__SHORT TASK__
Only the lines from the start of the data through the line with "import plotly.graph_objects as go" belong in the copy. Restate them word for word, minus the pictures.

__INFORMATION PROVIDED__
#####
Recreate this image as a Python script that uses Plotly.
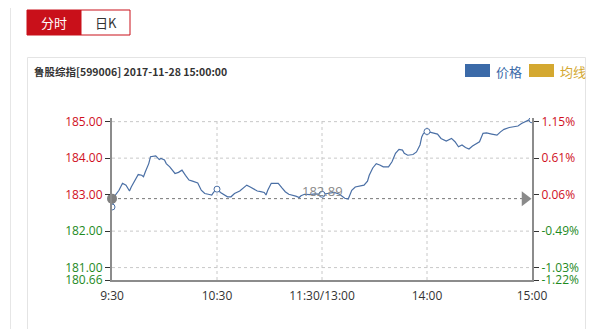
import plotly.graph_objects as go

# ---------------- data ----------------
PRECLOSE = 182.89
MINUTES = [0, 2, 4, 6, 8, 10, 11, 13, 15, 17, 18, 19, 21, 22, 24, 25, 27, 28, 30, 31,
           33, 35, 36, 38, 40, 42, 44, 46, 47, 49, 51, 53, 55, 57, 58, 60, 62, 64, 66, 68,
           70, 73, 75, 77, 79, 81, 83, 85, 87, 88, 89, 91, 93, 95, 97, 99, 101, 103, 105, 107,
           108, 110, 113, 116, 120, 123, 127, 130, 133, 135, 137, 139, 142, 144, 146, 147, 149, 151, 153, 155,
           158, 160, 162, 164, 166, 167, 169, 172, 174, 176, 177, 178, 180, 183, 186, 188, 191, 194, 196, 198,
           200, 202, 204, 206, 208, 210, 212, 214, 217, 220, 222, 224, 227, 229, 232, 234, 236, 238, 240]
PRICES = [182.66, 182.99, 183.12, 183.31, 183.26, 183.10, 183.21, 183.40, 183.55, 183.53, 183.49, 183.62, 183.85, 184.04, 184.04, 184.06, 183.96, 183.99, 183.95, 183.85,
          183.76, 183.64, 183.58, 183.61, 183.67, 183.53, 183.40, 183.37, 183.35, 183.32, 183.12, 183.03, 183.01, 182.99, 183.06, 183.15, 183.06, 182.99, 182.94, 182.94,
          183.03, 183.10, 183.17, 183.26, 183.21, 183.15, 183.10, 183.08, 183.06, 182.99, 183.12, 183.31, 183.32, 183.31, 183.19, 183.08, 183.01, 182.99, 182.96, 182.92,
          182.97, 183.01, 183.00, 183.02, 183.01, 183.03, 183.06, 183.01, 182.90, 182.88, 183.12, 183.21, 183.23, 183.26, 183.37, 183.53, 183.73, 183.85, 183.81, 183.76,
          183.76, 183.90, 184.13, 184.24, 184.22, 184.13, 184.08, 184.10, 184.17, 184.36, 184.58, 184.68, 184.73, 184.69, 184.66, 184.54, 184.47, 184.54, 184.45, 184.31,
          184.36, 184.29, 184.25, 184.33, 184.38, 184.45, 184.68, 184.69, 184.66, 184.63, 184.72, 184.79, 184.84, 184.86, 184.88, 184.95, 184.99, 185.04, 185.05]
MARK_MINUTES = [0, 60, 120, 180, 240]
X_TICKS = [0, 60, 120, 180, 240]
X_LABELS = ["9:30", "10:30", "11:30/13:00", "14:00", "15:00"]
Y_TICKS = [180.66, 181.00, 182.00, 183.00, 184.00, 185.00]
GRID_Y = [181.00, 182.00, 184.00, 185.00]
GRID_X = [60, 120, 180]
Y_RANGE = [180.66, 185.10]
TITLE = "鲁股综指[599006] 2017-11-28 15:00:00"

RED = "#d0101e"
GREEN = "#1e8a1e"
BLUE = "#4a6fa5"
GOLD = "#d4a830"

# ---------------- layout helpers ----------------
W, H = 608, 329
L, R, T, B = 112, 532, 118, 280


def px(x):
    return (x - L) / (R - L)


def py(y):
    return (B - y) / (B - T)


def pct(v):
    return (v - PRECLOSE) / PRECLOSE * 100


def colored(text, v):
    c = RED if v >= PRECLOSE else GREEN
    return f'<span style="color:{c}">{text}</span>'


lookup = dict(zip(MINUTES, PRICES))

fig = go.Figure()
fig.add_trace(go.Scatter(x=MINUTES, y=PRICES, mode="lines",
                         line=dict(color=BLUE, width=1.2), hoverinfo="skip"))
fig.add_trace(go.Scatter(x=MARK_MINUTES, y=[lookup[m] for m in MARK_MINUTES], mode="markers",
                         marker=dict(symbol="circle", size=6, color="white",
                                     line=dict(color=BLUE, width=1)), hoverinfo="skip"))
# preclose dot on the left and arrow on the right
fig.add_trace(go.Scatter(x=[0], y=[PRECLOSE], mode="markers",
                         marker=dict(size=10, color="#7f7f7f"), hoverinfo="skip", cliponaxis=False))
fig.add_trace(go.Scatter(x=[236], y=[PRECLOSE], mode="markers",
                         marker=dict(symbol="triangle-right", size=13, color="#8a8a8a"),
                         hoverinfo="skip", cliponaxis=False))
# invisible trace to activate the right axis
fig.add_trace(go.Scatter(x=[MINUTES[0], MINUTES[-1]], y=[pct(Y_RANGE[0]), pct(Y_RANGE[1])],
                         yaxis="y2", mode="markers", marker=dict(opacity=0), hoverinfo="skip"))

shapes = []
# page decorations
shapes.append(dict(type="line", xref="paper", yref="paper", x0=px(10.5), x1=px(10.5),
                   y0=py(8), y1=py(340), line=dict(color="#e6e6e6", width=1)))
shapes.append(dict(type="rect", xref="paper", yref="paper", x0=px(27.5), x1=px(585.5),
                   y0=py(345), y1=py(57.5), line=dict(color="#e4e4e4", width=1), layer="below"))
shapes.append(dict(type="rect", xref="paper", yref="paper", x0=px(27), x1=px(81),
                   y0=py(35), y1=py(10), fillcolor="#c9101a", line=dict(color="#c9101a", width=1)))
shapes.append(dict(type="rect", xref="paper", yref="paper", x0=px(81), x1=px(130),
                   y0=py(35), y1=py(10), fillcolor="white", line=dict(color="#c9101a", width=1)))
# legend swatches
shapes.append(dict(type="rect", xref="paper", yref="paper", x0=px(465), x1=px(490),
                   y0=py(77), y1=py(64), fillcolor="#3b6aa8", line=dict(width=0)))
shapes.append(dict(type="rect", xref="paper", yref="paper", x0=px(529), x1=px(554),
                   y0=py(77), y1=py(64), fillcolor=GOLD, line=dict(width=0)))
# grid
for g in GRID_Y:
    shapes.append(dict(type="line", xref="x", yref="y", x0=0, x1=240, y0=g, y1=g,
                       line=dict(color="#c8c8c8", width=1, dash="dot"), layer="below"))
for g in GRID_X:
    shapes.append(dict(type="line", xref="x", yref="y", x0=g, x1=g, y0=Y_RANGE[0], y1=Y_RANGE[1],
                       line=dict(color="#c8c8c8", width=1, dash="dot"), layer="below"))
shapes.append(dict(type="line", xref="x", yref="y", x0=0, x1=240, y0=PRECLOSE, y1=PRECLOSE,
                   line=dict(color="#777777", width=1, dash="dot"), layer="below"))

annotations = [
    dict(text="分时", xref="paper", yref="paper", x=px(54), y=py(22.5), showarrow=False,
         font=dict(size=13, color="white", family="Noto Sans CJK SC"), xanchor="center", yanchor="middle"),
    dict(text="日K", xref="paper", yref="paper", x=px(105.5), y=py(22.5), showarrow=False,
         font=dict(size=13, color="#333333", family="Noto Sans CJK SC"), xanchor="center", yanchor="middle"),
    dict(text="<b>" + TITLE + "</b>", xref="paper", yref="paper", x=px(32), y=py(71), showarrow=False,
         font=dict(size=10.5, color="#333333", family="Noto Sans CJK SC"), xanchor="left", yanchor="middle"),
    dict(text="价格", xref="paper", yref="paper", x=px(494), y=py(71), showarrow=False,
         font=dict(size=13, color="#3b6aa8", family="Noto Sans CJK SC"), xanchor="left", yanchor="middle"),
    dict(text="均线", xref="paper", yref="paper", x=px(558), y=py(71), showarrow=False,
         font=dict(size=13, color=GOLD, family="Noto Sans CJK SC"), xanchor="left", yanchor="middle"),
    dict(text=f"{PRECLOSE:.2f}", x=120, y=PRECLOSE, xref="x", yref="y", showarrow=False,
         yshift=8, font=dict(size=13, color="#8a8a8a", family="Open Sans"),
         xanchor="center", yanchor="middle"),
]

fig.update_layout(
    width=W, height=H,
    margin=dict(l=L, r=W - R, t=T, b=H - B, pad=0),
    paper_bgcolor="white", plot_bgcolor="white",
    showlegend=False,
    font=dict(family="Open Sans", size=12, color="#333333"),
    shapes=shapes, annotations=annotations,
    xaxis=dict(range=[0, 240], tickvals=X_TICKS, ticktext=X_LABELS, showgrid=False,
               zeroline=False, showline=True, linecolor="#8c8c8c", linewidth=2,
               ticks="", tickfont=dict(size=12, color="#333333"), ticklabelstandoff=4),
    yaxis=dict(range=Y_RANGE, tickvals=Y_TICKS,
               ticktext=[colored(f"{v:.2f}", v) for v in Y_TICKS],
               showgrid=False, zeroline=False, showline=True, linecolor="#8c8c8c", linewidth=2,
               ticks="outside", ticklen=5, tickcolor="#333333", tickwidth=1,
               tickfont=dict(size=12)),
    yaxis2=dict(range=[pct(Y_RANGE[0]), pct(Y_RANGE[1])], overlaying="y", side="right",
                tickvals=[pct(v) for v in Y_TICKS],
                ticktext=[colored(f"{pct(v):.2f}%", v) for v in Y_TICKS],
                showgrid=False, zeroline=False, showline=True, linecolor="#8c8c8c", linewidth=2,
                ticks="outside", ticklen=5, tickcolor="#333333", tickwidth=1,
                tickfont=dict(size=12)),
)

fig.write_html("out.html")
#####
__REPLY TO THE EXERCISE__
Recreate this image as a Python script that uses Plotly.
import plotly.graph_objects as go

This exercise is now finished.